Downie Lake


Downie Lake is a 3 1/2 hour drive from Albany, and a 20 minute somewhat steep downhill hike from the trailhead parking area. (I should say 20 adult minutes. With Coltrane, it took 40 minutes down and an hour coming back up.)


Downie Lake is in the "Grouse Lakes Vehicle Control Area," part of Tahoe National Forest and is proposed for wilderness designation. You can get a free map in .pdf format here. When you look at the map you'll notice that Downie Lake is just one of numerous lakes in the area, and for being so close and easy to get to, it isn't especially popular or well known. The most popular hike in the Grouse Ridge area is probably the 5 lakes basin, or the hike to Glacier Lake.


Downie lake is good for swimming, and the fishing is suppose to be good as well. According to gorp.com Downie Lake "receives little use because the lake is not on a trail. Rainbows are planted every two years. Some trout reach 22 inches."


The trailhead parking area is 73 miles northeast of Sacramento on I-80, a few miles past Blue Canyon. From I-80, take the westbound State Highway 20 exit, and after about 4 miles, turn right where a sign points to Bowman Lake. After about 6 miles on the paved road to Bowman lake, turn right on the dirt road signed "Grouse Ridge Lookout." It took me about 1/2 hour to drive the 6 miles of rough, dirt road to the trail head. While there are several juntions, some unsigned, on the dirt road, just keep going straight on the most obvious and well used dirt road. The trailhead parking is just past the Grouse Ridge Campground.


While no trail is shown on the map to Downie Lake, there is an unsigned and unmaintained "use" trail. It leaves the Grouse Ridge trail to the right at this sign.
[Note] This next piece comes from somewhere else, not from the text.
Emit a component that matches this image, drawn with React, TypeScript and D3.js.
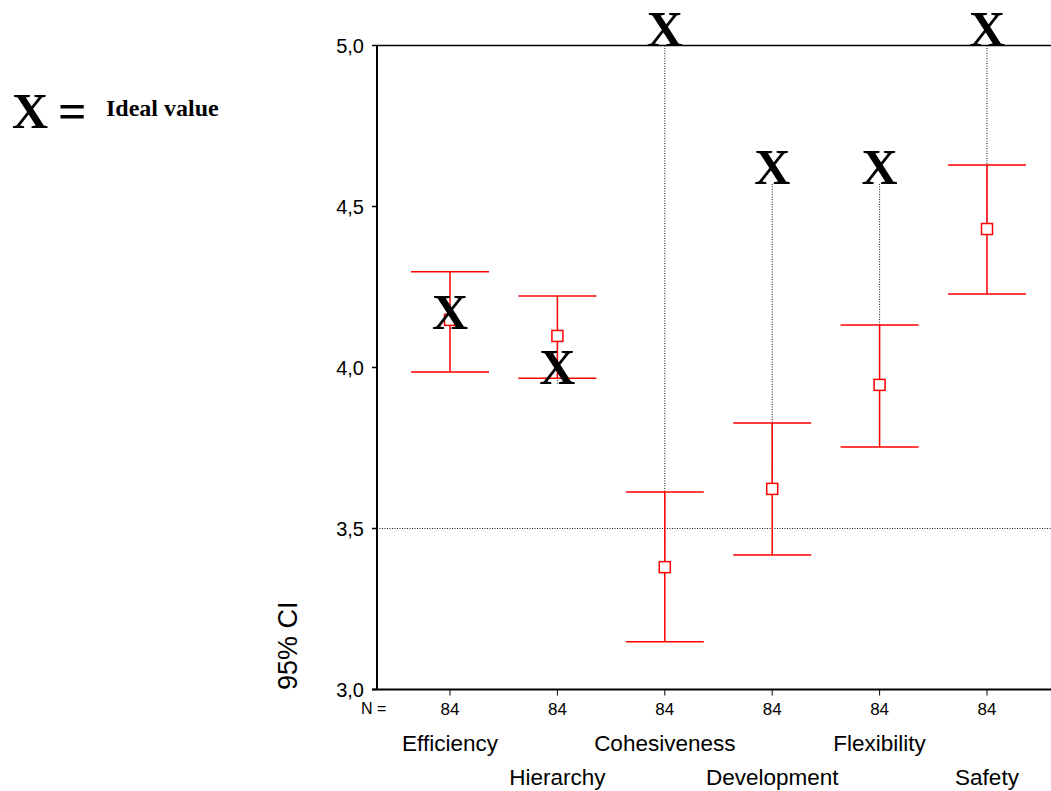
import React from "react";
import * as d3 from "d3";

// 95% CI per dimension, N = 84 each
const categories = ["Efficiency", "Hierarchy", "Cohesiveness", "Development", "Flexibility", "Safety"];
const means = [4.148, 4.098, 3.38, 3.623, 3.946, 4.43];
const lower = [3.986, 3.967, 3.148, 3.418, 3.753, 4.228];
const upper = [4.297, 4.222, 3.613, 3.828, 4.132, 4.629];
const ideal = [4.12, 3.95, 5.0, 4.57, 4.57, 5.0];
const counts = [84, 84, 84, 84, 84, 84];
const yTicks = [3.0, 3.5, 4.0, 4.5, 5.0];
const refLine = 3.5;

const W = 1051;
const H = 791;

export default function App() {
  const left = 377;
  const top = 45.5;
  const bottom = 689.5;

  const x = d3.scalePoint<string>().domain(categories).range([450, 987]);
  const y = d3.scaleLinear().domain([3, 5]).range([bottom, top]);
  const fmt = (v: number) => v.toFixed(1).replace(".", ",");

  const sans = "'Liberation Sans', Arial, sans-serif";
  const serif = "'Liberation Serif', 'Times New Roman', serif";
  const cap = 39;
  const red = "#ff0000";

  return (
    <svg
      width={W}
      height={H}
      style={{ position: "absolute", left: 0, top: 0, background: "#fff" }}
    >
      {/* legend */}
      <text x={12} y={128} fontFamily={serif} fontWeight="bold" fontSize={50}>X</text>
      <text x={58} y={128} fontFamily={serif} fontWeight="bold" fontSize={50}>=</text>
      <text x={106} y={116} fontFamily={serif} fontWeight="bold" fontSize={24}>Ideal value</text>

      {/* reference line */}
      <line x1={left} x2={W} y1={y(refLine)} y2={y(refLine)} stroke="#111" strokeWidth={1} strokeDasharray="1,1.5" />

      {/* dotted connectors from ideal to mean */}
      {categories.map((c, i) => (
        <line
          key={"d" + c}
          x1={x(c)!}
          x2={x(c)!}
          y1={y(ideal[i])}
          y2={y(means[i])}
          stroke="#111"
          strokeWidth={1}
          strokeDasharray="1,1.5"
        />
      ))}

      {/* axes frame */}
      <line x1={left} x2={W} y1={top} y2={top} stroke="#000" strokeWidth={1.5} />
      <line x1={left} x2={left} y1={top} y2={bottom} stroke="#000" strokeWidth={2} />
      <line x1={left - 5} x2={W} y1={bottom} y2={bottom} stroke="#000" strokeWidth={2} />

      {yTicks.map((t) => (
        <g key={"t" + t}>
          <line x1={left - 5} x2={left} y1={y(t)} y2={y(t)} stroke="#000" strokeWidth={1.5} />
          <text x={364} y={y(t) + 7} textAnchor="end" fontFamily={sans} fontSize={20}>{fmt(t)}</text>
        </g>
      ))}

      <text
        transform={`translate(297,690) rotate(-90)`}
        fontFamily={sans}
        fontSize={27}
      >
        95% CI
      </text>

      {/* x ticks and labels */}
      <text x={361} y={714} fontFamily={sans} fontSize={16}>N =</text>
      {categories.map((c, i) => (
        <g key={"x" + c}>
          <line x1={x(c)!} x2={x(c)!} y1={bottom} y2={bottom + 6} stroke="#000" strokeWidth={1} />
          <text x={x(c)!} y={715} textAnchor="middle" fontFamily={sans} fontSize={17}>{counts[i]}</text>
          <text
            x={x(c)!}
            y={i % 2 === 0 ? 751 : 785}
            textAnchor="middle"
            fontFamily={sans}
            fontSize={22.5}
          >
            {c}
          </text>
        </g>
      ))}

      {/* error bars */}
      {categories.map((c, i) => {
        const cx = x(c)!;
        return (
          <g key={"e" + c} stroke={red} strokeWidth={1.5} fill="none">
            <line x1={cx} x2={cx} y1={y(upper[i])} y2={y(lower[i])} />
            <line x1={cx - cap} x2={cx + cap} y1={y(upper[i])} y2={y(upper[i])} />
            <line x1={cx - cap} x2={cx + cap} y1={y(lower[i])} y2={y(lower[i])} />
            <rect x={cx - 5.5} y={y(means[i]) - 5.5} width={11} height={11} fill="#fff" />
          </g>
        );
      })}

      {/* ideal value markers */}
      {categories.map((c, i) => (
        <text
          key={"i" + c}
          x={x(c)!}
          y={y(ideal[i])}
          textAnchor="middle"
          fontFamily={serif}
          fontWeight="bold"
          fontSize={50}
        >
          X
        </text>
      ))}
    </svg>
  );
}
Even though the trail is unmaintained, it's not too hard to follow. It's mostly loose rock, and follows a drainage to the lake.


When the trail reaches the lake, you'll find a nice campsite on the right. Great views, but it was pretty dusty. It didn't take long for the three of us to become completely coated. There are a couple other campsites very close by.


Here we are on the rocks above the campsite. On the Sunday and Monday when we were here, there was no one else at the lake, or even at the other smaller lakes around.


If you continue hiking past the campsite, you find the dam that forms Downie Lake. Just 10 minutes beyond the dam is this smaller lake that also has a couple nice campsites. Andrea thought this one was nicer than the main lake. On some maps, Downie Lake is shown as Downie "Lakes", since there are several other smaller lakes around it.


Another view of the lake below the dam. You can see that the bottom of the lake is rocky, and a bit mucky as well. I was comfortable swimming, but some people might be more comfortable with water shoes. As you leave the shoreline, the lake gets too deep to stand up in.


If you continue above the lake below the dam, there are two more. This one was very dramatic, but I didn't see any campsites.
This pond is to the left of Downie Lake as you approach from the trail. It has a couple nice wooded campsites, but the mosquitos were a problem when we visited.